Connor's mother, Cynthia (Amy Adams), takes comfort in believing that Connor had a friend. Evan, in turn, becomes afraid to tell the truth, lest he lose the connection and attention of the Murphy family.
"Evan spoke so deeply to me," Adams said. "His message had such a universality to it, this message of wanting to be seen, of feeling like you're always trying."
Adams, 47, previously played a singing Disney princess in Enchanted and shared a duet with Miss Piggy in The Muppets. Adams said Dear Evan Hansen director Stephen Chbosky had to break her of her showstopper habits.
One of Adams' songs is "Requiem," a song the Murphys sing about Connor. Adams said Chbosky reminded her that Cynthia is "singing not to the audience, but singing to my son."

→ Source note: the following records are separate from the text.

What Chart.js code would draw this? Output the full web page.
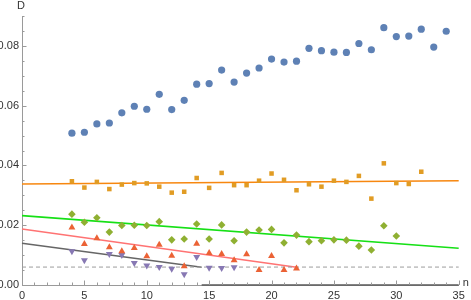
<!DOCTYPE html>
<html>
<head>
<meta charset="utf-8">
<script src="https://cdn.jsdelivr.net/npm/chart.js@4/dist/chart.umd.min.js"></script>
<style>
html,body{margin:0;padding:0;background:#fff;}
canvas{display:block;}
</style>
</head>
<body>
<canvas id="c" width="471" height="300"></canvas>
<script>
// ---- data ----
const nBlue = [4,5,6,7,8,9,10,11,12,13,14,15,16,17,18,19,20,21,22,23,24,25,26,27,28,29,30,31,32,33,34];
const dBlue = [0.0508,0.0511,0.0539,0.0542,0.0576,0.0598,0.0588,0.0638,0.0587,0.0618,0.0672,0.0674,0.0719,0.0679,0.0709,0.0726,0.0756,0.0746,0.0749,0.0792,0.0784,0.0779,0.0778,0.0808,0.0787,0.0861,0.0831,0.0833,0.0856,0.0796,0.0849];

const nOrange = [4,5,6,7,8,9,10,11,12,13,14,15,16,17,18,19,20,21,22,23,24,25,26,27,28,29,30,31,32];
const dOrange = [0.0347,0.0326,0.0345,0.0321,0.0336,0.0341,0.0340,0.0329,0.0309,0.0312,0.0358,0.0325,0.0375,0.0334,0.0334,0.0349,0.0373,0.0352,0.0317,0.0337,0.0329,0.0349,0.0345,0.0365,0.0289,0.0407,0.0341,0.0338,0.0379];

const nGreen = [4,5,6,7,8,9,10,11,12,13,14,15,16,17,18,19,20,21,22,23,24,25,26,27,28,29,30];
const dGreen = [0.0237,0.0210,0.0225,0.0177,0.0199,0.0200,0.0199,0.0212,0.0151,0.0154,0.0204,0.0154,0.0201,0.0148,0.0177,0.0184,0.0186,0.0141,0.0167,0.0145,0.0148,0.0151,0.0150,0.0130,0.0117,0.0198,0.0164];

const nRed = [4,5,6,7,8,9,10,11,12,13,14,15,16,17,18,19,20,21,22];
const dRed = [0.0192,0.0137,0.0156,0.0126,0.0113,0.0124,0.0096,0.0135,0.0098,0.0063,0.0138,0.0107,0.0104,0.0083,0.0103,0.0050,0.0097,0.0050,0.0055];

const nPurple = [4,5,7,8,9,10,11,12,13,14,15,16,17];
const dPurple = [0.0113,0.0083,0.0104,0.0100,0.0074,0.0065,0.0060,0.0054,0.0036,0.0094,0.0058,0.0057,0.0059];

// fitted lines: [n, D] endpoints
const fitOrange = [[0,0.0338],[35,0.0349]];
const fitGreen  = [[0,0.0232],[35,0.0123]];
const fitRed    = [[0,0.0187],[22,0.0059]];
const fitGray   = [[0,0.0140],[14.4,0.0059]];
const zeroSeg   = [[14.4,0],[35,0]];
const refLine   = [[0,0.006],[35,0.006]];

const xTicksMajor = [0,5,10,15,20,25,30,35];
const yTicksMajor = [0,0.02,0.04,0.06,0.08];

const pts = (xs, ys) => xs.map((x,i)=>({x:x, y:ys[i]}));
const seg = a => a.map(p=>({x:p[0], y:p[1]}));

function lineDs(data, color, width, dash){
  return {type:'line', data:seg(data), borderColor:color, borderWidth:width, borderDash:dash||[],
          pointRadius:0, fill:false, clip:false, order:2};
}
function ptDs(data, color, style, radius, rot){
  return {type:'scatter', data:data, backgroundColor:color, borderColor:color, borderWidth:0,
          pointStyle:style, pointRadius:radius, pointRotation:rot||0, clip:false, order:1};
}

const isMult = (v, s) => Math.abs(v/s - Math.round(v/s)) < 1e-6;

const tickPlugin = {
  id:'ticksIn',
  afterDraw(chart){
    const ctx = chart.ctx, xs = chart.scales.x, ys = chart.scales.y;
    const a = chart.chartArea;
    ctx.save();
    ctx.strokeStyle = '#9a9a9a';
    ctx.lineWidth = 1;
    ys.ticks.forEach(t=>{
      const py = Math.round(ys.getPixelForValue(t.value))+0.5;
      const len = isMult(t.value,0.02) ? 4.5 : 2.5;
      ctx.beginPath(); ctx.moveTo(a.left, py); ctx.lineTo(a.left+len, py); ctx.stroke();
    });
    xs.ticks.forEach(t=>{
      const px = Math.round(xs.getPixelForValue(t.value))+0.5;
      const len = isMult(t.value,5) ? 4.5 : 2.5;
      ctx.beginPath(); ctx.moveTo(px, a.bottom); ctx.lineTo(px, a.bottom-len); ctx.stroke();
    });
    ctx.fillStyle = '#333';
    ctx.font = '11px "Liberation Sans", Arial, sans-serif';
    ctx.textAlign = 'center'; ctx.textBaseline = 'middle';
    ctx.fillText('D', a.left-1, 6);
    ctx.textAlign = 'left';
    ctx.fillText('n', a.right+4, a.bottom-2);
    ctx.restore();
  }
};

new Chart(document.getElementById('c'), {
  data:{
    datasets:[
      lineDs(refLine, '#9c9c9c', 1, [4,3]),
      lineDs(zeroSeg, '#5a5a5a', 1.5),
      lineDs(fitGray, '#666666', 1.5),
      lineDs(fitRed, '#ff7373', 1.5),
      lineDs(fitGreen, '#16e016', 1.6),
      lineDs(fitOrange, '#f7870f', 1.6),
      ptDs(pts(nBlue,dBlue), '#5e81b5', 'circle', 3.6),
      ptDs(pts(nOrange,dOrange), '#e19c24', 'rect', 3.2),
      ptDs(pts(nGreen,dGreen), '#8fb032', 'rectRot', 3.8),
      ptDs(pts(nRed,dRed), '#eb6235', 'triangle', 4),
      ptDs(pts(nPurple,dPurple), '#8778b3', 'triangle', 4, 180)
    ]
  },
  options:{
    responsive:false,
    animation:false,
    events:[],
    layout:{padding:{left:0, right:12.3, top:16, bottom:0}},
    plugins:{legend:{display:false}, title:{display:false}, tooltip:{enabled:false}},
    scales:{
      x:{
        type:'linear', min:0, max:35,
        grid:{display:false, drawTicks:false},
        border:{display:true, color:'#9a9a9a', width:1},
        ticks:{stepSize:1, autoSkip:false, maxRotation:0, padding:4, color:'#333',
               font:{family:'"Liberation Sans", Arial, sans-serif', size:11},
               callback:(v)=> xTicksMajor.includes(Math.round(v*1000)/1000) ? String(Math.round(v)) : ''},
        afterFit:(s)=>{ s.height = 15; }
      },
      y:{
        type:'linear', min:0, max:0.09,
        grid:{display:false, drawTicks:false},
        border:{display:true, color:'#9a9a9a', width:1},
        ticks:{stepSize:0.005, autoSkip:false, padding:3, color:'#333',
               font:{family:'"Liberation Sans", Arial, sans-serif', size:11},
               callback:(v)=> yTicksMajor.some(m=>Math.abs(m-v)<1e-9) ? v.toFixed(2) : ''},
        afterFit:(s)=>{ s.width = 22; }
      }
    }
  },
  plugins:[tickPlugin]
});
</script>
</body>
</html>
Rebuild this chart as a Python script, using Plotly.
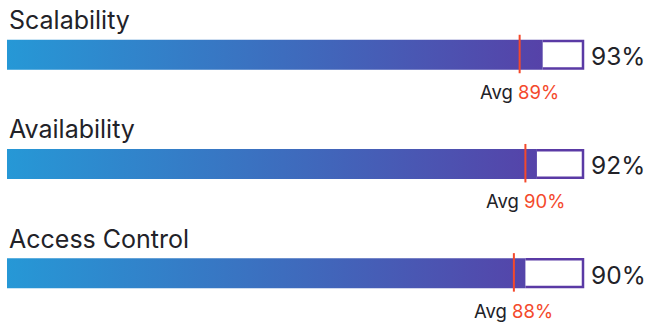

Before Dear Evan Hansen, Platt appeared in the musical comedy Pitch Perfect and its sequel. The 2017 Broadway production of Dear Evan Hansen won five Tony Awards, including one for Best Musical and Platt as Best Lead Actor in a musical.
Since leaving the stage show, Platt has appeared on the Netflix series The Politician and released two solo albums. He said he's grateful he could be the one Dear Evan Hansen stage performer to reprise his role in the film.
"That's a very rare opportunity for someone who performs onstage to get to be the one to then translate it to the screen," Platt said. "I just feel really lucky that I was asked to do that."